Ivey’s memory loss, he declared, was “bizarre, disturbing and likely in violation of his oath.” And GM--by concealing Ivey’s original recollections--”did obstruct and impede the due administration of justice.”

But Brogdon found no proof of a “criminal nexus” between Ivey’s memory loss and the conduct of GM lawyers. “The record is simply void of any evidence that GM or its lawyers took some specific action” to induce Ivey to forget, Brogdon wrote. “Only Ivey knows what in fact caused him to scarlet his story.”

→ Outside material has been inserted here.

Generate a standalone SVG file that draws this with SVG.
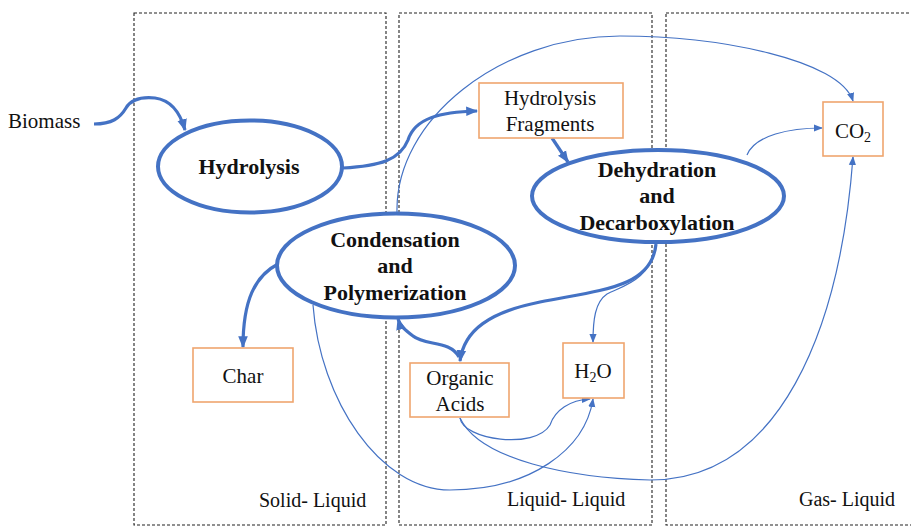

The fallout intensified in Los Angeles in 1999, when jurors in Anderson vs. GM ordered the company to pay $4.9 billion in damages to six burn victims, whose Chevy Malibu caught on fire when a drunk driver plowed into it, causing the fuel tank to explode.

The plaintiffs argued that the fuel system of the Malibu was defectively designed. And they used the Ivey memo and the Howard and Kemp documents to portray GM as callous and deceitful.


GM has appealed the McGee and Anderson verdicts, claiming, among other things, that the judges erred in allowing the Ivey-related documents.

GM foes say if the verdicts are upheld, that still won’t even the score. Over the years, they say, GM was able to cut the cost of settlements and judgments by deceiving the courts about Ivey.

“Casting all ethics aside for the moment,” GM lawyers “have managed it superbly,” said Butler, the plaintiffs lawyer. “They’ve saved General Motors hundreds of millions of dollars.”